SZKP: A Scalable Accelerator Architecture for Zero-Knowledge Proofs
Alhad Daftardar, Brandon Reagen, Siddharth Garg
TL;DR
SZKP addresses the heavy online proving cost of zkSNARKs by delivering a full-chip ASIC accelerator that unifies Dense MSM, Sparse MSM, and NTT modules for Groth16 proof generation. The architecture leverages a scalable PEs, memory banking, and constant-geometry NTTs to achieve high utilization and bandwidth efficiency, delivering 12–86× speedups over GPU-based designs and 3–12× over prior ASICs, while using about half the area in representative configurations. A comprehensive design-space exploration shows where to trade off area, throughput, and bandwidth, demonstrating that full proofs can be accelerated on-chip with manageable power densities. The work suggests a practical path toward scalable, hardware-assisted ZKP deployment in cloud, privacy-preserving applications, and crypto workloads.
Abstract
Zero-Knowledge Proofs (ZKPs) are an emergent paradigm in verifiable computing.
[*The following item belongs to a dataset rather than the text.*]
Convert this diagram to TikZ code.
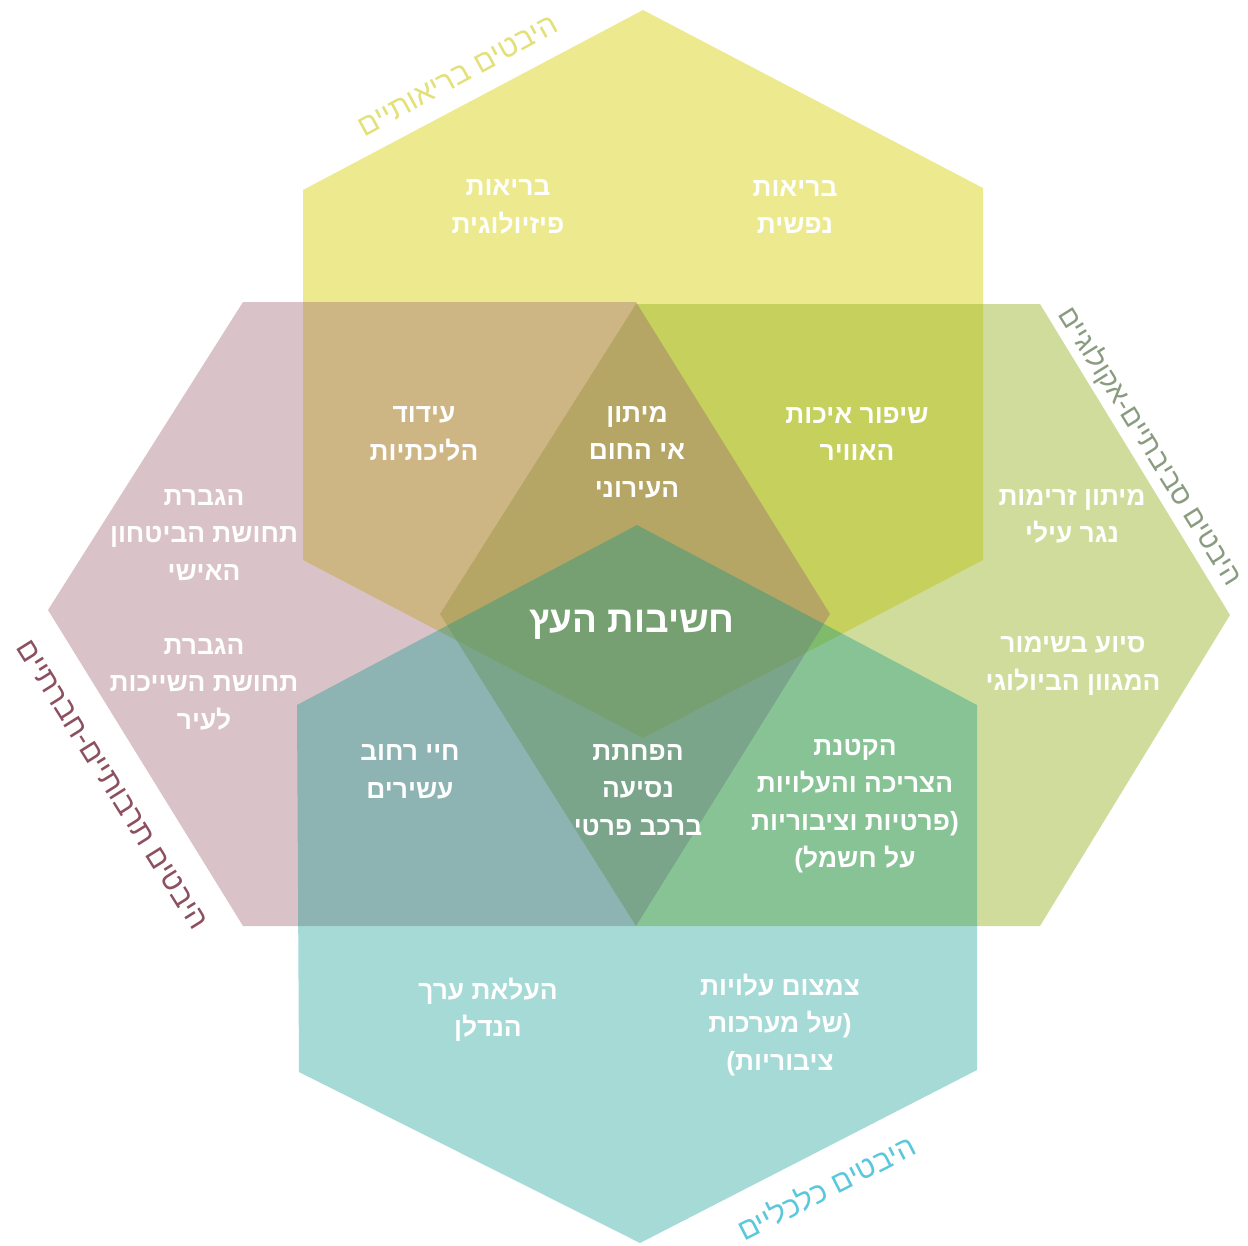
\documentclass[tikz,border=0pt]{standalone}
\usepackage{fontspec}
\setmainfont{Liberation Sans}
\newfontfamily\hebfont[Script=Hebrew]{Liberation Sans}
\TeXXeTstate=1
\newcommand{\heb}[1]{\beginR #1\endR}

\definecolor{yel}{HTML}{EDE98F}
\definecolor{pnk}{HTML}{A06975}
\definecolor{grn}{HTML}{97B221}
\definecolor{tel}{HTML}{009589}
\definecolor{yellbl}{HTML}{E3E07A}
\definecolor{grnlbl}{HTML}{8A9B80}
\definecolor{pnklbl}{HTML}{8C5060}
\definecolor{tellbl}{HTML}{5AC8DC}

\begin{document}
\begin{tikzpicture}[x=0.02cm, y=-0.02cm,
    txt/.style={text=white, align=center, font=\hebfont\bfseries\fontsize{15}{21.3}\selectfont},
    side/.style={font=\hebfont\fontsize{17}{20}\selectfont}]
\useasboundingbox (0,0) rectangle (1248,1245);

% yellow (top)
\fill[yel] (643,10)--(983,188)--(983,560)--(643,738)--(303,560)--(303,190)--cycle;
% green (right)
\fill[grn, fill opacity=0.45] (1230,615)--(1040,304)--(636,304)--(440,614)--(636,926)--(1040,926)--cycle;
% pink (left)
\fill[pnk, fill opacity=0.4] (48,610)--(243,302)--(636,302)--(830,614)--(636,926)--(243,926)--cycle;
% teal (bottom)
\fill[tel, fill opacity=0.35] (637,525)--(977,705)--(977,1070)--(640,1243)--(299,1072)--(297,705)--cycle;

\node[txt] (fiz) at (508,207) {\heb{בריאות}\\\heb{פיזיולוגית}};
\node[txt] (nefesh) at (795,207) {\heb{בריאות}\\\heb{נפשית}};
\node[txt] (halicha) at (424,434) {\heb{עידוד}\\\heb{הליכתיות}};
\node[txt] (hom) at (637,452) {\heb{מיתון}\\\heb{אי החום}\\\heb{העירוני}};
\node[txt] (avir) at (857,434) {\heb{שיפור איכות}\\\heb{האוויר}};
\node[txt] (bitahon) at (204,535) {\heb{הגברת}\\\heb{תחושת הביטחון}\\\heb{האישי}};
\node[txt] (shaychut) at (204,684) {\heb{הגברת}\\\heb{תחושת השייכות}\\\heb{לעיר}};
\node[txt] (nagar) at (1072,516) {\heb{מיתון זרימות}\\\heb{נגר עילי}};
\node[txt] (migvan) at (1073,666) {\heb{סיוע בשימור}\\\heb{המגוון הביולוגי}};
\node[txt, font=\hebfont\bfseries\fontsize{21}{25}\selectfont] (ets) at (632,625) {\heb{חשיבות העץ}};
\node[txt] (rehov) at (410,772) {\heb{חיי רחוב}\\\heb{עשירים}};
\node[txt] (nesia) at (638,790) {\heb{הפחתת}\\\heb{נסיעה}\\\heb{ברכב פרטי}};
\node[txt] (tsrikha) at (855,806) {\heb{הקטנת}\\\heb{הצריכה והעלויות}\\\heb{פרטיות וציבוריות}(\\)\heb{על חשמל}};
\node[txt] (nadlan) at (488,1010) {\heb{העלאת ערך}\\\heb{הנדלן}};
\node[txt] (alut) at (780,1025) {\heb{צמצום עלויות}\\\heb{של מערכות}(\\)\heb{ציבוריות}};

% side labels
\node[side, text=yellbl, rotate=28.5] (lblbriut) at (458,76) {\heb{היבטים בריאותיים}};
\node[side, text=grnlbl, rotate=-58, font=\hebfont\fontsize{16}{19}\selectfont] (lblsviva) at (1150,446) {\heb{היבטים סביבתיים-אקולוגיים}};
\node[side, text=pnklbl, rotate=-58] (lbltarbut) at (112,785) {\heb{היבטים תרבותיים-חברתיים}};
\node[side, text=tellbl, rotate=27] (lblkalkala) at (826,1187) {\heb{היבטים כלכליים}};

\end{tikzpicture}
\end{document}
In the context of applications like cloud computing, ZKPs can be used by a client (called the verifier) to verify the service provider (called the prover) is in fact performing the correct computation based on a public input. A recently prominent variant of ZKPs is zkSNARKs, generating succinct proofs that can be rapidly verified by the end user. However, proof generation itself is very time consuming per transaction. Two key primitives in proof generation are the Number Theoretic Transform (NTT) and Multi-scalar Multiplication (MSM). These primitives are prime candidates for hardware acceleration, and prior works have looked at GPU implementations and custom RTL. However, both algorithms involve complex dataflow patterns -- standard NTTs have irregular memory accesses for butterfly computations from stage to stage, and MSMs using Pippenger's algorithm have data-dependent memory accesses for partial sum calculations. We present SZKP, a scalable accelerator framework that is the first ASIC to accelerate an entire proof on-chip by leveraging structured dataflows for both NTTs and MSMs. SZKP achieves conservative full-proof speedups of over 400$\times$, 3$\times$, and 12$\times$ over CPU, ASIC, and GPU implementations.